* start Records supplied *

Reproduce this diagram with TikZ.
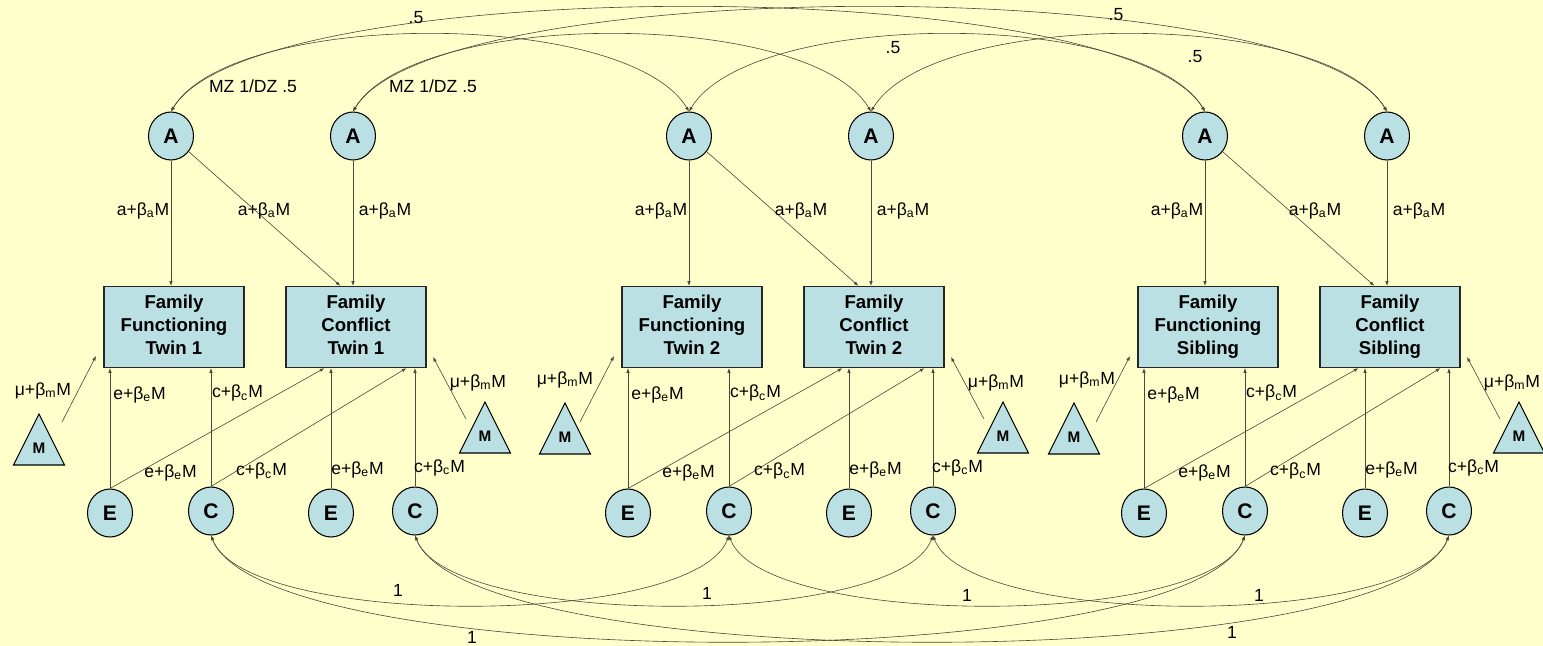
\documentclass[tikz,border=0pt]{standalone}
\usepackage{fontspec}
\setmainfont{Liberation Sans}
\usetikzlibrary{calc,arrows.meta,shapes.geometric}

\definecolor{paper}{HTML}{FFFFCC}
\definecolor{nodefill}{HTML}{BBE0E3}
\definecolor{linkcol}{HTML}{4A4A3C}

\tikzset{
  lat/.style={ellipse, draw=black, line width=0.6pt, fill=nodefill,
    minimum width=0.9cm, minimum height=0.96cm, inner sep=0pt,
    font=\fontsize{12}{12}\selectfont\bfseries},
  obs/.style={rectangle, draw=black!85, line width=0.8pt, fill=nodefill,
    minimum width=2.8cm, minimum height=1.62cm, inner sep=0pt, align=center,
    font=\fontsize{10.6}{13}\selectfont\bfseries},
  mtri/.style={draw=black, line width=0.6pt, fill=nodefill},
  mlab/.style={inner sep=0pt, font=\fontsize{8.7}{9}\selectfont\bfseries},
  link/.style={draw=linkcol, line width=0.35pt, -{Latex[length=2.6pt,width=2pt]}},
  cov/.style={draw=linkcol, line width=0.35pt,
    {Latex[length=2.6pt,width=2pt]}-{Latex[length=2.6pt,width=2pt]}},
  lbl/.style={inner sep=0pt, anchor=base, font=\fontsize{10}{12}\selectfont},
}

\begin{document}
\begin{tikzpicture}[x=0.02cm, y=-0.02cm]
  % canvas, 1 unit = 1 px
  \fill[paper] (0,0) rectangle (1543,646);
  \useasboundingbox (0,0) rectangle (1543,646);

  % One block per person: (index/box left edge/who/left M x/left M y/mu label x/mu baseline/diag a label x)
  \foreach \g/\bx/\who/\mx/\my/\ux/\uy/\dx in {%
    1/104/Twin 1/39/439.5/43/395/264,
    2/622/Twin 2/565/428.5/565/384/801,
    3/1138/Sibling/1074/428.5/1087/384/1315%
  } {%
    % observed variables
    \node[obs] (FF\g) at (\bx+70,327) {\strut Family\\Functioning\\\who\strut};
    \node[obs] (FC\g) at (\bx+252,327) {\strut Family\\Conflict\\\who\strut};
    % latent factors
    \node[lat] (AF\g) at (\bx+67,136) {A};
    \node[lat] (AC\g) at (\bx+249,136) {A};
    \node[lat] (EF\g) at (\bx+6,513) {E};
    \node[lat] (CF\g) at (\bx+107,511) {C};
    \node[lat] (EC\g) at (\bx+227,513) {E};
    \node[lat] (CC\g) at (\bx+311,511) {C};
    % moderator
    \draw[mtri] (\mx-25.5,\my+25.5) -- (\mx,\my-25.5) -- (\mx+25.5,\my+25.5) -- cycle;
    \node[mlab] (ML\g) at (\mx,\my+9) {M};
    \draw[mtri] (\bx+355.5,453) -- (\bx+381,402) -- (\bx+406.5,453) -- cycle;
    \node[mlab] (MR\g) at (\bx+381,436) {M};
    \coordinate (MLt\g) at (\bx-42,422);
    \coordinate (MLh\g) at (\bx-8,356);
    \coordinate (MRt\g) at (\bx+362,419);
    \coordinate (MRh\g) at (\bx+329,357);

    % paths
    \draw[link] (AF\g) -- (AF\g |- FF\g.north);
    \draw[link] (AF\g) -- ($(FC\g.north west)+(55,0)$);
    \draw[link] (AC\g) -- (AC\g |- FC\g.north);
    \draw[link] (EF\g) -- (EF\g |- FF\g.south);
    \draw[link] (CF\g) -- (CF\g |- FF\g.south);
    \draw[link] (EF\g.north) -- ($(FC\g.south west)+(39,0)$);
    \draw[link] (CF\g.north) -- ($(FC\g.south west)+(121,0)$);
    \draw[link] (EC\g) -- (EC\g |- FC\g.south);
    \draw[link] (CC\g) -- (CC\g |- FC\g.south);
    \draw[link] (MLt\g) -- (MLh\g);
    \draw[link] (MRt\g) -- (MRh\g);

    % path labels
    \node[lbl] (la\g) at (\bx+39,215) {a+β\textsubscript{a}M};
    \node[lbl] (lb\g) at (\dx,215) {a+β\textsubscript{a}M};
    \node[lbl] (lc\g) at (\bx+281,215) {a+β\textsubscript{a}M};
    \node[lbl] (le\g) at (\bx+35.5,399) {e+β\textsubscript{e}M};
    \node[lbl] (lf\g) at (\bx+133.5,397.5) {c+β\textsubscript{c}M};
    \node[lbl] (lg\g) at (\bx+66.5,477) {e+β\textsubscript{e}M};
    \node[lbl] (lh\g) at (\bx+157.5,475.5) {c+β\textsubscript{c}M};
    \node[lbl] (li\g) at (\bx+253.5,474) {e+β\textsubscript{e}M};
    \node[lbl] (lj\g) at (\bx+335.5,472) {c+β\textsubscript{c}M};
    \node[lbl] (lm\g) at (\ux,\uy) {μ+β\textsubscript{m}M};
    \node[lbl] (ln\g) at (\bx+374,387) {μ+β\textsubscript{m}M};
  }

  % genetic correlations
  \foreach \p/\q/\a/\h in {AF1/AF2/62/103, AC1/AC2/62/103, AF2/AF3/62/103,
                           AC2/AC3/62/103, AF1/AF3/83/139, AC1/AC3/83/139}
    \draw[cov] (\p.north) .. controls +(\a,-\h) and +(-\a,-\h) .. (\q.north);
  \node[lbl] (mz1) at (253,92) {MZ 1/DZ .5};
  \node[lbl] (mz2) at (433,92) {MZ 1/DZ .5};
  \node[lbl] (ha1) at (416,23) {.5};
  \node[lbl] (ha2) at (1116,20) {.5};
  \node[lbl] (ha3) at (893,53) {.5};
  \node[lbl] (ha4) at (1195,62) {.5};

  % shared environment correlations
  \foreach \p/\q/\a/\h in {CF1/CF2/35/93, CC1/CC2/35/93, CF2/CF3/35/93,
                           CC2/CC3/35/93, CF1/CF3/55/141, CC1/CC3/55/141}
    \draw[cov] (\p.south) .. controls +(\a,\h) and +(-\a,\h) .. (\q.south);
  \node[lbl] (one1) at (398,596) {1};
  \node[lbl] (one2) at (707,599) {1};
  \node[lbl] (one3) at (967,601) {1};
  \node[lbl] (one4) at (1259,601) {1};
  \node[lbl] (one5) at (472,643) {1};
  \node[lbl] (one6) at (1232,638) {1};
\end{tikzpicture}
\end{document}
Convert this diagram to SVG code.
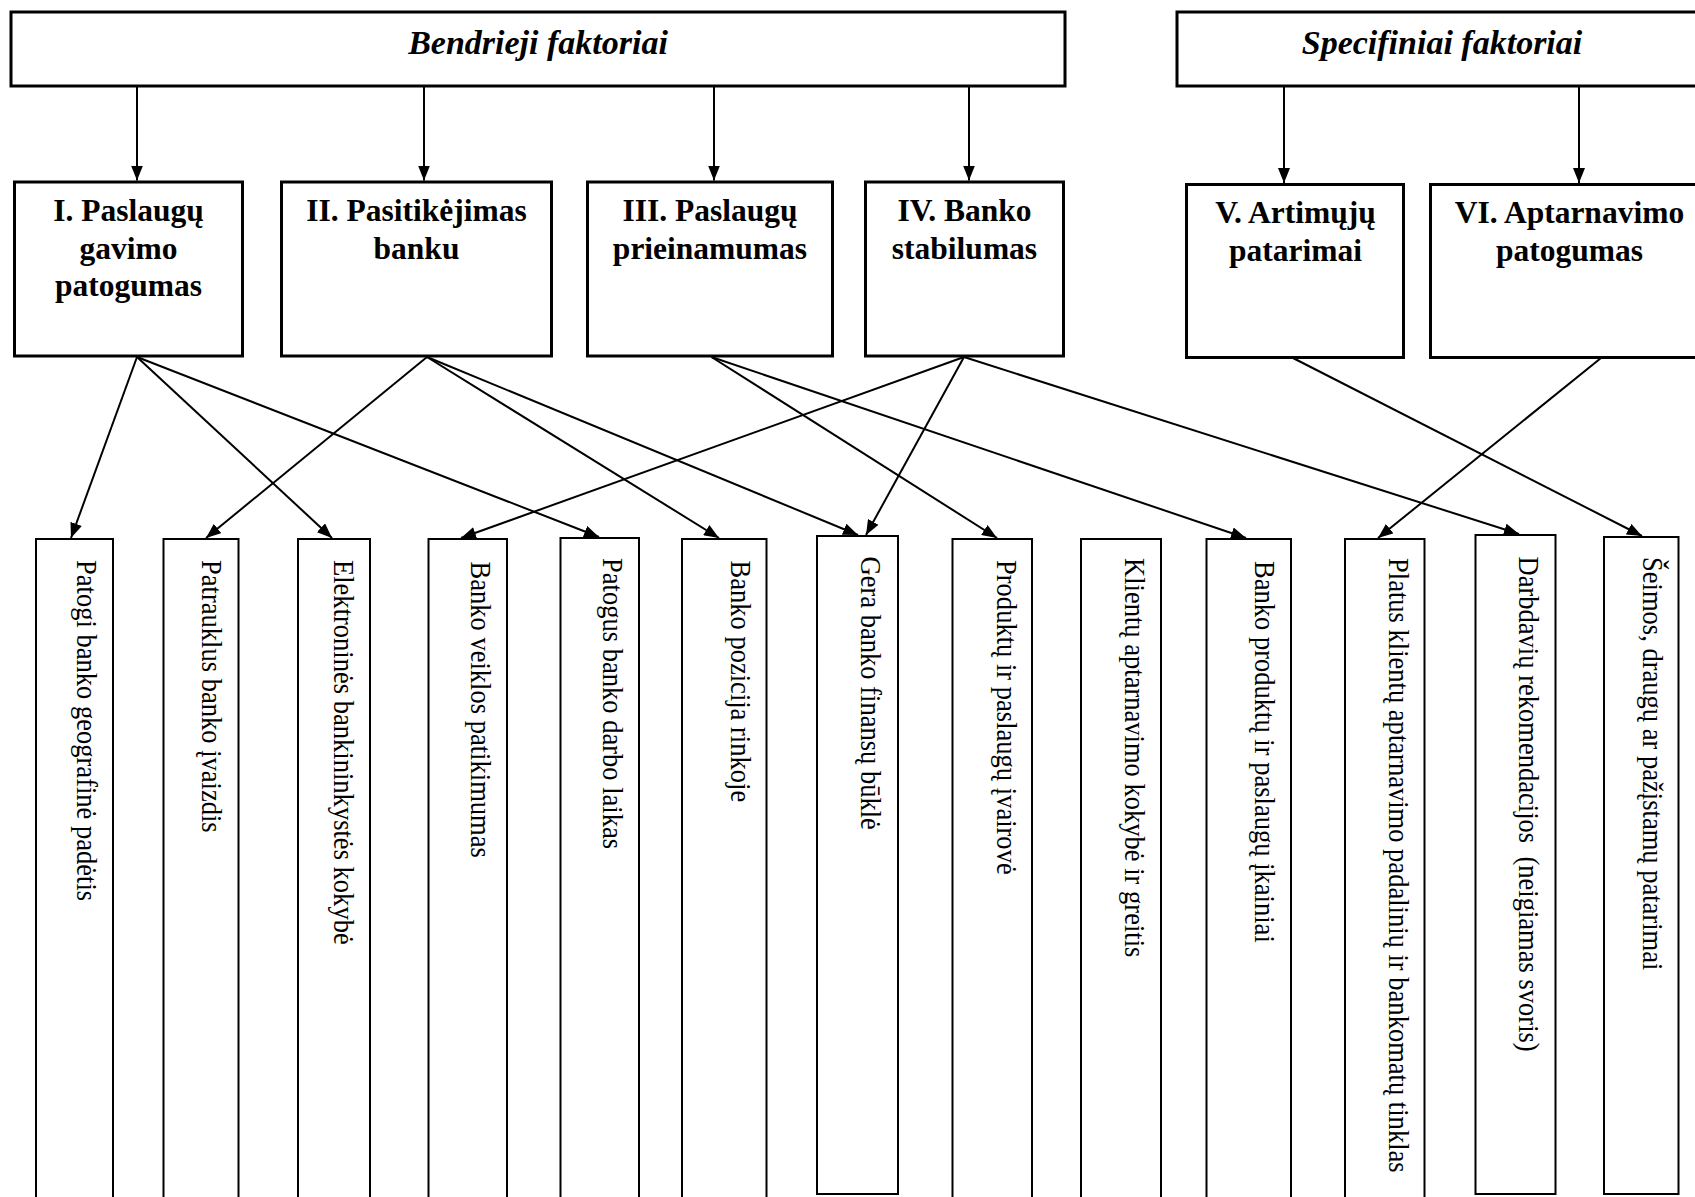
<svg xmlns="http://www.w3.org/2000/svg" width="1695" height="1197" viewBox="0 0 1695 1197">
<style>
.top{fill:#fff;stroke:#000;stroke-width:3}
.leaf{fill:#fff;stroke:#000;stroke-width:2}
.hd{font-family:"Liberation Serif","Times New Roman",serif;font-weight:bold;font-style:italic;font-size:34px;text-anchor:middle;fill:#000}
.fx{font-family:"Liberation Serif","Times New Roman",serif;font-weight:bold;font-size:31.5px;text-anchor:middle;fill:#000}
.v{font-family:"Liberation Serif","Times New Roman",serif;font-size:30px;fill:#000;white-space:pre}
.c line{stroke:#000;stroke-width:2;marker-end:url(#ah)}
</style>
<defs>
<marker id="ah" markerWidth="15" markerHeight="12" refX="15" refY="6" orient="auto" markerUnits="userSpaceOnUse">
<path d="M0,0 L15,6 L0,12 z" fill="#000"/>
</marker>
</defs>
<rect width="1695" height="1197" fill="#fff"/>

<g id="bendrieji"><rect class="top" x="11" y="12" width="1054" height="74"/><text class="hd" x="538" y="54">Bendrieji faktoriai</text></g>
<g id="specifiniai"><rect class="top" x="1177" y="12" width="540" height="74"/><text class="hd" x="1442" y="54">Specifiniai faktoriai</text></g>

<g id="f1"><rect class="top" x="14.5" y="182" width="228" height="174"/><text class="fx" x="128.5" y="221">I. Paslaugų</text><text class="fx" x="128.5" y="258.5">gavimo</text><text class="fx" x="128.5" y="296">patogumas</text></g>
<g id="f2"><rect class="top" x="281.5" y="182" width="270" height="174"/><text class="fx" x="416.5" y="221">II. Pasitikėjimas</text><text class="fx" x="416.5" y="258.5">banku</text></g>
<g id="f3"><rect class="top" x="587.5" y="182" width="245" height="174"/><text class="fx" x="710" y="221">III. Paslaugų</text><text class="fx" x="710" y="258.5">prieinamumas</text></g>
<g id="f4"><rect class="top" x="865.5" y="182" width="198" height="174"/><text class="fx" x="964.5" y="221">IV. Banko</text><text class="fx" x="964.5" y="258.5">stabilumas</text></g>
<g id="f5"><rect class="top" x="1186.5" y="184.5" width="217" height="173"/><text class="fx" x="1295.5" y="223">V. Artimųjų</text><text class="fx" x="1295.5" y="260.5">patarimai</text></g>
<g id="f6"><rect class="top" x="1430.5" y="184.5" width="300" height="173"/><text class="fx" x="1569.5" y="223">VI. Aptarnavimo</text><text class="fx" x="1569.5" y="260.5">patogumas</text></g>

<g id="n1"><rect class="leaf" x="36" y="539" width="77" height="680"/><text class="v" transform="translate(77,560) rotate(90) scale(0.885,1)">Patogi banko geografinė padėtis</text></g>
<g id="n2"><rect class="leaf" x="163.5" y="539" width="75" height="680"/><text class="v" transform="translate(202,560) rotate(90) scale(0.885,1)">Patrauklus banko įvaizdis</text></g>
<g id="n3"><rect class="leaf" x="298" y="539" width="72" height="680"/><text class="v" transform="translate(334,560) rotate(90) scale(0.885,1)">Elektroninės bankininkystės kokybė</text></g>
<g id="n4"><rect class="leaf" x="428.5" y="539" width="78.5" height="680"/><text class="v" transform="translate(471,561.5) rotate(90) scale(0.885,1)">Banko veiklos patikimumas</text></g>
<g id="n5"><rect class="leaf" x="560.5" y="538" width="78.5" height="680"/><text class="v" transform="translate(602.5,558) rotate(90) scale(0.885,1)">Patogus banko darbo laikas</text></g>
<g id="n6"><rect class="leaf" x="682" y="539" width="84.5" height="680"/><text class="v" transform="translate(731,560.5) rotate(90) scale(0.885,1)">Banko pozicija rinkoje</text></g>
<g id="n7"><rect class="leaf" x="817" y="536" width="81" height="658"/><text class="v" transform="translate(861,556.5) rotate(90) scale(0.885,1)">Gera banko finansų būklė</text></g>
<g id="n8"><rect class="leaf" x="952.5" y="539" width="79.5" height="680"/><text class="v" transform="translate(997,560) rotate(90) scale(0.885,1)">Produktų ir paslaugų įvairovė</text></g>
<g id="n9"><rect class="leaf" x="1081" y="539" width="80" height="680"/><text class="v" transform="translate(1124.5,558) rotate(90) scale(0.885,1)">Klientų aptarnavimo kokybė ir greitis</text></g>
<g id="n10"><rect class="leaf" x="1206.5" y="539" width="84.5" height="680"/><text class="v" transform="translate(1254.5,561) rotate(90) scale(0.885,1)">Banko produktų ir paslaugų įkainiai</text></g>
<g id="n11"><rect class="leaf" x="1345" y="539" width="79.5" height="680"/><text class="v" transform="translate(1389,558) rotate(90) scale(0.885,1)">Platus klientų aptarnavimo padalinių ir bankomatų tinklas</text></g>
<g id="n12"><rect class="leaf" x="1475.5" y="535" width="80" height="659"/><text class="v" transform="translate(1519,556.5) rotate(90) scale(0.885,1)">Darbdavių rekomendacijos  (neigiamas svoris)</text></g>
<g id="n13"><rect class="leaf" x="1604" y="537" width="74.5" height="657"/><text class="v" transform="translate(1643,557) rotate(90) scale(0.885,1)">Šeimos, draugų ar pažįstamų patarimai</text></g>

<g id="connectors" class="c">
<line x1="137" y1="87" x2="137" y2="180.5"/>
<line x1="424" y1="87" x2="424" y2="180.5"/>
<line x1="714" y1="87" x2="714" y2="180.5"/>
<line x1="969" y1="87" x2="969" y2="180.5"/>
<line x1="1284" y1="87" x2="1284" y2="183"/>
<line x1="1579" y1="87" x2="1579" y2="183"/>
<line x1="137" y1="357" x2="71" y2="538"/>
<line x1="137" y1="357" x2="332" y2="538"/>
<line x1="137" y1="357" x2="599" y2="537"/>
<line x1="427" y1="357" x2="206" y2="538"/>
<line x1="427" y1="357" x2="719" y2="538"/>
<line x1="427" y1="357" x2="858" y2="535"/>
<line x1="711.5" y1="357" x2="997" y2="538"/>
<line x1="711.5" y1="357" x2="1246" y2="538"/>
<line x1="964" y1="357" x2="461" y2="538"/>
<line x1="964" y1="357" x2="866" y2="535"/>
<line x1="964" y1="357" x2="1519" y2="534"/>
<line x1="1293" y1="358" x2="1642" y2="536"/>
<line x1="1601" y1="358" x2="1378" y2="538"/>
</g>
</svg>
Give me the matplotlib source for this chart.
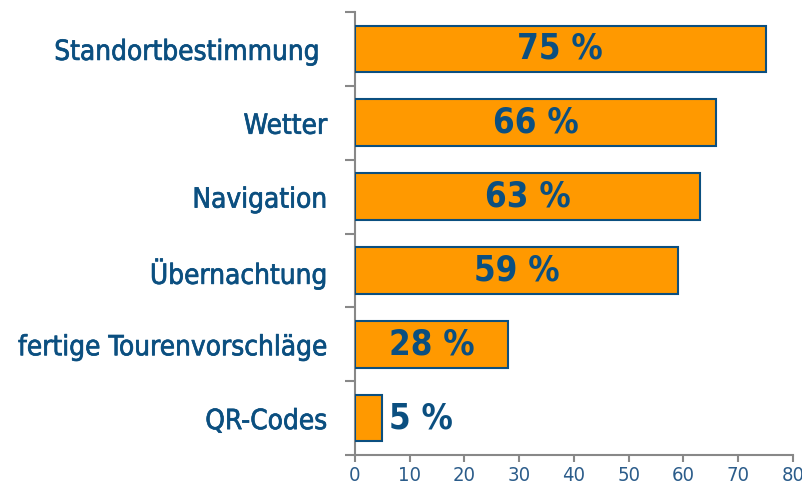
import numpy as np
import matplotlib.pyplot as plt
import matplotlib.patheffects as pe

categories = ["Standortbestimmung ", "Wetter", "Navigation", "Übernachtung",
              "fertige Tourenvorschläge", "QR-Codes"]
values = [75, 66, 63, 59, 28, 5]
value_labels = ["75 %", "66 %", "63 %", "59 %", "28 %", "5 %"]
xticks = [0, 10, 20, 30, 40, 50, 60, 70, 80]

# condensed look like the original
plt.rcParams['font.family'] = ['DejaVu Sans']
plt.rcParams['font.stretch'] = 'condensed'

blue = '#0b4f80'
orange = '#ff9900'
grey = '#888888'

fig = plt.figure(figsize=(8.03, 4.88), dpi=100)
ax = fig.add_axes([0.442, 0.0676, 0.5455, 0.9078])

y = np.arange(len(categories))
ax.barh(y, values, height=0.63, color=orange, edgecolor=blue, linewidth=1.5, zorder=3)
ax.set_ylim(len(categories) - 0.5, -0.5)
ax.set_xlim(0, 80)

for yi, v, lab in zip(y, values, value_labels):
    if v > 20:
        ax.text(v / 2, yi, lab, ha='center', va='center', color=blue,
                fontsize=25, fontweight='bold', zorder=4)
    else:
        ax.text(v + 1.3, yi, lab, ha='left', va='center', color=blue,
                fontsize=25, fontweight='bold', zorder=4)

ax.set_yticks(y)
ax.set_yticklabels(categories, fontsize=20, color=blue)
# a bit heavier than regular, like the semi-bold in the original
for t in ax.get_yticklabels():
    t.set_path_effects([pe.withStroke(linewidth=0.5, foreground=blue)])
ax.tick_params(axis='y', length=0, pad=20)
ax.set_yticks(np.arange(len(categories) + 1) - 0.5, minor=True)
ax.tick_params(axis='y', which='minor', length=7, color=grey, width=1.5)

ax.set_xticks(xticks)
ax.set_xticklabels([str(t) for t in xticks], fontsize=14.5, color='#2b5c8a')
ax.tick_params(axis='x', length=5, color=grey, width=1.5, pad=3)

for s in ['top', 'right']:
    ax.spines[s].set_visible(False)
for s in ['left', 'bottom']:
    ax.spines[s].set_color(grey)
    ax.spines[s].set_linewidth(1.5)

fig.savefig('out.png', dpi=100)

* end Records supplied *

Exercise requirements
Which lines hold the word "matplotlib"? Show each one.

Exercise output
Give me the matplotlib source for this chart.
import matplotlib.pyplot as plt
import matplotlib.patheffects as pe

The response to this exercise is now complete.